Having more of both time and money is possible, but requires a different choice, and that is not swapping your time for dollars. Instead, going down the path of investing – having your money work for you, instead of your working for money.
For some, this is a familiar path. One that may have been successful, while for others, significantly less successful, perhaps even disastrous…
If investing is something you have tried in the past, and it hasn’t worked for you, then please take a few moments to look at this approach instead, which will most probably address and perhaps fix the areas that didn’t work for you.
The three areas that we use to evaluate an investment, and its overall success, include the level of return (importantly, this is not the only thing), the time frame and the risks. As a trio, these provide a rock solid base to build from.
All Returns are not the same…
Many investors can fall into the trap of chasing returns, thinking higher return equals a better investment, but this is not necessarily so. Return may be “sliced up” and evaluated based on a few other measures.
What is the volatility of return – in other words, is there a level of consistency in return or was it a one hit wonder. Regular and consistent returns tend to provide a level of stability and comfort for many investors.
How did the time horizon match your needs?
Some investments have a longer time line than others ie a longer term view is required, in order for the strategy to work for you, while some are very short term. Matching your investment choice to your actual needs is critical to avoid frustration and disappointment. For example, regular monthly income may be your need, and a long term share portfolio with dividends is unlikely to deliver what you are after. Equally, you may wish to have a passive income, in which case, day trading is unlikely to meet and match your needs!
Risks do vary
Just like returns, all risks are not the same either! Any investment requires an exposure to a level of risk – some risks being higher than others. The skill as an investor is selecting a level of risk that they are comfortable with and then identifying the type of return which goes along with that.
Just as important is knowing how defined the level of risk actually is. After all, if you made a decision based on a risk of say 5% and the actual risk was 30% you would almost certainly be pretty unhappy! As such, evaluating risk is one of, if not the most important elements in an investment decision.
Is there a magic pill strategy?
Well that really depends on what you are after but no would be the answer.
However, One strategy that ticks a lot of the investor boxes, is Covered Calls. This is a largely passive strategy, where returns are regular and in most cases, monthly.
As you learn more on how to apply this strategy, returns can be scaled up or down, to match your risk appetite and income needs, while risk in itself can be managed to a very high degree.

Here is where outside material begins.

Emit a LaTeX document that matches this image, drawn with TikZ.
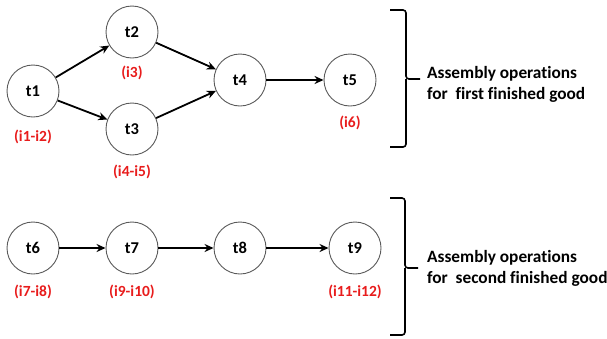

When we talk about being managed to a high degree, we are talking the potential to limit your potential losses to a small and guaranteed maximum drawdown, and very few investments in the real world offer this level of protection. This is achieved using put options to help turn a covered call trade into a collar.
So did you want more time, more income, or maybe both?
If you were after more time back and more income opportunity, this may well be a strategy for you to explore further and enjoy its twin benefits of regular income and managed risk, working for you in a passive, low time input way.